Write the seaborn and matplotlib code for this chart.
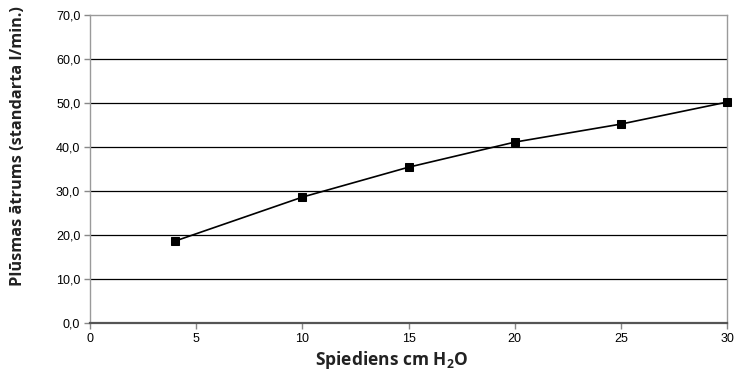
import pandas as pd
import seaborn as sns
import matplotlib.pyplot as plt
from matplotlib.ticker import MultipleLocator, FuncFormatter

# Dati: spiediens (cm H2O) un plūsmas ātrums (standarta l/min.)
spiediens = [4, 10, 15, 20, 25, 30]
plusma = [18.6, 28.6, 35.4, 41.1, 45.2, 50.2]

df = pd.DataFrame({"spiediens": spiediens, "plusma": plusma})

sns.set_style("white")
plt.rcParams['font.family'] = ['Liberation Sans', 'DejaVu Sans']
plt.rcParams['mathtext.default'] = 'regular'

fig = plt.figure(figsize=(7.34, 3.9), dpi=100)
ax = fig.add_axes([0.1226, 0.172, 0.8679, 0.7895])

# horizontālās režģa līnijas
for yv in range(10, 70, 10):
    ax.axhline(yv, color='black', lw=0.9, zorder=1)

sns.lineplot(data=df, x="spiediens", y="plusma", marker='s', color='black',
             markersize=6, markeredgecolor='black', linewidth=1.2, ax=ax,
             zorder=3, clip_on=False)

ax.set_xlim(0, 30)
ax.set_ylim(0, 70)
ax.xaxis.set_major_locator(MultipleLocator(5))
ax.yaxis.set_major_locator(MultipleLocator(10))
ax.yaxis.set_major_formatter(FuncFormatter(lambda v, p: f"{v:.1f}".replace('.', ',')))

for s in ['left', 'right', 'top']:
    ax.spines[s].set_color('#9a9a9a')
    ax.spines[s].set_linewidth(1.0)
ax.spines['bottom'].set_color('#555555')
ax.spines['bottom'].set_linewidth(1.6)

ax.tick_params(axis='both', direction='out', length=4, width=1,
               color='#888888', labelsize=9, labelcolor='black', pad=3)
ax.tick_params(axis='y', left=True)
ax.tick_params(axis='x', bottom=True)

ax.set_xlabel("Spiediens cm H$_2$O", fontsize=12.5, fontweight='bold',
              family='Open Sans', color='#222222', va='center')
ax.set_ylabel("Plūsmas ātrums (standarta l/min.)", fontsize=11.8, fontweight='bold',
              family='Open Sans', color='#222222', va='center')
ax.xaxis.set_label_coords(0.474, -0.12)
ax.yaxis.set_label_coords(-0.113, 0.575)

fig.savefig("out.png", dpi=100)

§ What you will do
Pictures are to be left out; repeat all the remaining data exactly.

§ Written answer
Write the seaborn and matplotlib code for this chart.
import pandas as pd
import seaborn as sns
import matplotlib.pyplot as plt
from matplotlib.ticker import MultipleLocator, FuncFormatter

# Dati: spiediens (cm H2O) un plūsmas ātrums (standarta l/min.)
spiediens = [4, 10, 15, 20, 25, 30]
plusma = [18.6, 28.6, 35.4, 41.1, 45.2, 50.2]

df = pd.DataFrame({"spiediens": spiediens, "plusma": plusma})

sns.set_style("white")
plt.rcParams['font.family'] = ['Liberation Sans', 'DejaVu Sans']
plt.rcParams['mathtext.default'] = 'regular'

fig = plt.figure(figsize=(7.34, 3.9), dpi=100)
ax = fig.add_axes([0.1226, 0.172, 0.8679, 0.7895])

# horizontālās režģa līnijas
for yv in range(10, 70, 10):
    ax.axhline(yv, color='black', lw=0.9, zorder=1)

sns.lineplot(data=df, x="spiediens", y="plusma", marker='s', color='black',
             markersize=6, markeredgecolor='black', linewidth=1.2, ax=ax,
             zorder=3, clip_on=False)

ax.set_xlim(0, 30)
ax.set_ylim(0, 70)
ax.xaxis.set_major_locator(MultipleLocator(5))
ax.yaxis.set_major_locator(MultipleLocator(10))
ax.yaxis.set_major_formatter(FuncFormatter(lambda v, p: f"{v:.1f}".replace('.', ',')))

for s in ['left', 'right', 'top']:
    ax.spines[s].set_color('#9a9a9a')
    ax.spines[s].set_linewidth(1.0)
ax.spines['bottom'].set_color('#555555')
ax.spines['bottom'].set_linewidth(1.6)

ax.tick_params(axis='both', direction='out', length=4, width=1,
               color='#888888', labelsize=9, labelcolor='black', pad=3)
ax.tick_params(axis='y', left=True)
ax.tick_params(axis='x', bottom=True)

ax.set_xlabel("Spiediens cm H$_2$O", fontsize=12.5, fontweight='bold',
              family='Open Sans', color='#222222', va='center')
ax.set_ylabel("Plūsmas ātrums (standarta l/min.)", fontsize=11.8, fontweight='bold',
              family='Open Sans', color='#222222', va='center')
ax.xaxis.set_label_coords(0.474, -0.12)
ax.yaxis.set_label_coords(-0.113, 0.575)

fig.savefig("out.png", dpi=100)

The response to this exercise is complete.